Innovation is a buzz word that has been gaining traction steadily on Corporate Earth for some time now. If you believe Google Trends the references in the news have increased by 50% or so in 3 years. The approaches to innovation are an interesting mashup of recent economic events and corporate hedge culture. When I was at a few startups the biggest thing we worried about was money. There are ideas ad nauseum, what we didn’t have was money. Just give us the cash man. Of course we did not know that we also lacked ability to run a business and grow it effectively, hence I work for a living still.
Of course VCs took a licking during the bubble and got some analytic religion as a result. The failures of that era gave us a clear distinction between quick ROI focused VCs and innovation focused VCs. Think the guys who backed text pager companies vs the ones who backed mobile phones as they began to emerge in the mainstream. The other product of the VC craze of the bubble was that corporates began to rely on this specialty area to develop innovative business that they could then grab and spin-in when appropriate. Well, that period ended with crash, and now the delta between good VCs and just money guys is becoming more and more apparent.

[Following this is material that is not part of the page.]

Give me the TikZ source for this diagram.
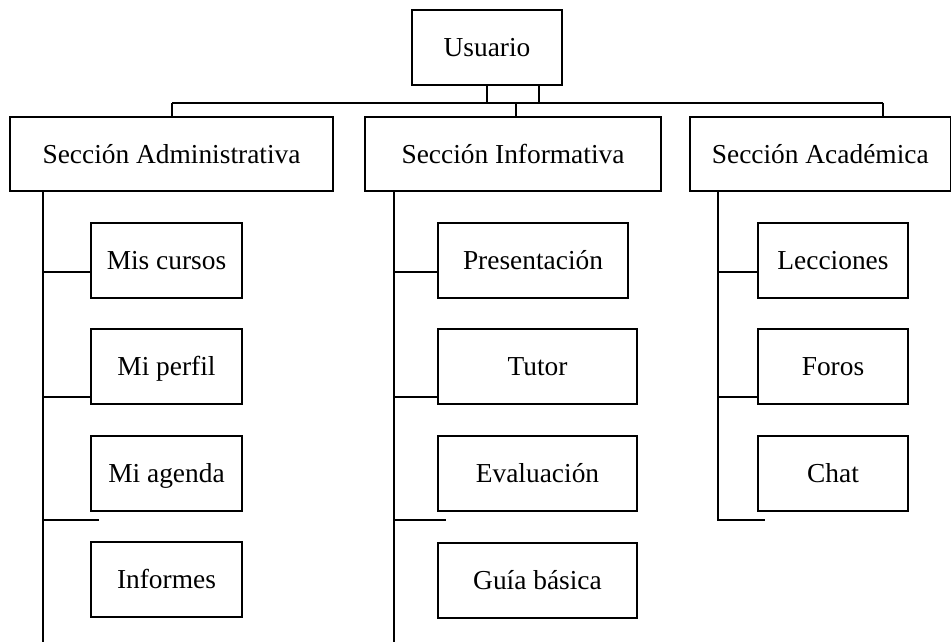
\documentclass[tikz,border=0pt]{standalone}
\usepackage{fontspec}
\setmainfont{Liberation Serif}
\usetikzlibrary{positioning,calc}

\tikzset{caja/.style={draw, line width=0.8pt, inner sep=0pt, minimum height=37.5pt, text height=9pt, text depth=0pt, font=\fontsize{13.7}{16}\selectfont}}

\begin{document}
\begin{tikzpicture} [x = 0.5pt, y = -0.5pt, line width = 0.8pt]
            \useasboundingbox (0,0) rectangle (952,642);
            \node[caja, minimum width=75pt] (usuario) at (487,47.5) {Usuario};      % raiz
            \node[caja, minimum width=161.5pt, minimum height=37pt] (admin) at (171.5,154) {Sección Administrativa};
            \node[caja, minimum width=148pt, minimum height=37pt] (info) at (513,154) {Sección Informativa};
            \node[caja, minimum width=130.25pt, minimum height=37pt] (acad) at (820.25,154) {Sección Académica};
            \foreach \nom/\txt/\y in {miscursos/Mis cursos/260.5, miperfil/Mi perfil/366.5, miagenda/Mi agenda/473.5, informes/Informes/579.5}
                \node[caja, minimum width=75.5pt] (\nom) at (166.5,\y) {\txt};
            \node[caja, minimum width=95pt] (presentacion) at (533,260.5) {Presentación};
            \foreach \nom/\txt/\y in {tutor/Tutor/366.5, evaluacion/Evaluación/473.5, guia/Guía básica/580.5}
                \node[caja, minimum width=99.5pt] (\nom) at (537.5,\y) {\txt};
            \foreach \nom/\txt/\y in {lecciones/Lecciones/260.5, foros/Foros/366.5, chat/Chat/473.5}
                \node[caja, minimum width=75pt] (\nom) at (833,\y) {\txt};

            % union superior
            \coordinate (bA) at (172,103);
            \coordinate (bC) at (883,103);
            \coordinate (bI) at (516,103);
            \draw (bA) -- (bC);
            \draw (bA) -- (bA |- admin.north);
            \draw (bI) -- (bI |- info.north);
            \draw (bC) -- (bC |- acad.north);
            \draw (usuario.south) -- (usuario.south |- bA);
            \draw ([xshift=26pt]usuario.south) -- ([xshift=26pt]usuario.south |- bA);

            % troncos
            \coordinate (tA) at (43,642);
            \coordinate (tI) at (394,642);
            \coordinate (tC) at (718,520);
            \draw (admin.south -| tA) -- (tA);
            \draw (info.south -| tI) -- (tI);
            \draw (acad.south -| tC) -- (tC) -- (765,520);
            \foreach \h/\y in {miscursos/272, miperfil/397}
                \draw (tA |- 0,\y) -- (\h.west |- 0,\y);
            \foreach \h/\y in {presentacion/272, tutor/397}
                \draw (tI |- 0,\y) -- (\h.west |- 0,\y);
            \foreach \h/\y in {lecciones/272, foros/397}
                \draw (tC |- 0,\y) -- (\h.west |- 0,\y);
            \draw (tA |- 0,520) -- (99,520);
            \draw (tI |- 0,520) -- (446,520);

        \end{tikzpicture}
\end{document}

Two major trends emerged from this broken VC industry: First, the emergence of specialty consultant firms like Doblin, Ideo, Whatif?, as the discrete owners of innovation in business. Also, it forced corporations in non-R&D focused industries to look inwards to source ideas and innovations. Hence the transition from product development to innovation.
In the corporate innovation environment, there is no end to the business management expertise and in this new era of innovation as a necessary practice, CEOs are providing protected lab environments with dollars to boot. Venture funds (dollars and man hours) to develop and build out the next big thing are being analyzed with separate opportunity cost metrics.
This is a great, emergent business model, but it does have some distinct disadvantages to the real VC model. It will be quite interesting to see how the the VC vertical reacts to this emerging threats. If strategic theory holds, specialization should follow, which is what we are seeing from certain VCs who are ahead of the game.